Iqaluit Recycling society seeks last-minute rescue

Recycling advocate, city at odds over cost of garbage disposal

By NUNATSIAQ NEWS

GREG YOUNGER-LEWIS

Iqaluit city council risks racking up even bigger bills for garbage disposal if they decide to trash the city’s expensive recycling program, a municipal committee heard last week.

Erin Brubacher, coordinator for the Iqaluit Recycling Society, argued during a debate on waste management in Iqaluit that abandoning the recycling program will increase already growing pressures on the landfill.

But Mark Hall, director of public works, questioned how much money would be saved by keeping the recycling program, when he estimates canceling recycling will only add 60 more tonnes to the 6,000 tonnes already put into the landfill every year.

Administration expects they will have to close the dump in two years because of the high volume of garbage, forcing them to pay up to $4 million to build a new site. The funding may be available under a capital agreement with the government of Nunavut, but not until Iqaluit creates a master plan on how to deal with its mounting garbage woes.

“Recycling needs to be part of the bigger picture,” Brubacher said at a May 27 committee meeting. “The city needs to decide if we’re committed to waste diversion.”

Administration began lobbying council to trash the city’s recycling program at a council meeting last month, saying that collecting paper, plastics and glass separately from garbage has become unaffordable.

City management estimates the recycling program will cost $268,000 by the end of this year. But council approved only $5,000 for recycling in this year’s budget, leading to an expected deficit of $263,000, in a year when the City of Iqaluit already faces shortfalls.

Iqaluit Recycling Society has submitted counter-recommendations to council about how the system can be saved, without costing so much money.
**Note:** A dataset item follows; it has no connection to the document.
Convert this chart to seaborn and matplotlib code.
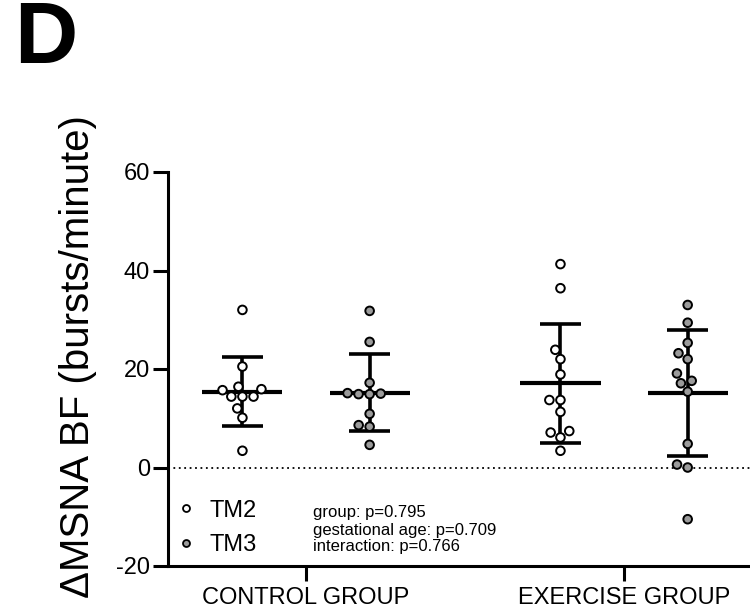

In a report titled The Past, Present, and Future of Waste Diversion in Iqaluit, members recommend:

* hiring someone to manage the recycling program;
* reducing residential garbage collection to once per week;
* changing garbage collection fees for businesses to reflect the cost of dealing with large amounts of garbage (currently businesses pay a flat fee);
* designing a cost-effective garbage collection route, where the same trucks picking up garbage would also collect recyclables.

The report adds that in the long term, Iqaluit needs to start taxing companies, like Coca-Cola, that create products such as plastic bottles. The move would follow the “polluter-pay” principle that an increasing number of municipalities are enforcing in the South.

Jim Little, a member of Iqaluit’s waste management committee, said pressing companies like Coca-Cola to start a deposit system, where customers get 10 to 25 cents for returning empty bottles, will help the recycling system become self-sufficient.

“The problem is we haven’t really looked at ways to make [the recycling system] work,” Little said.

Hall will renew his plea to suspend the city’s recycling program, at least temporarily, at the council meeting on June 8.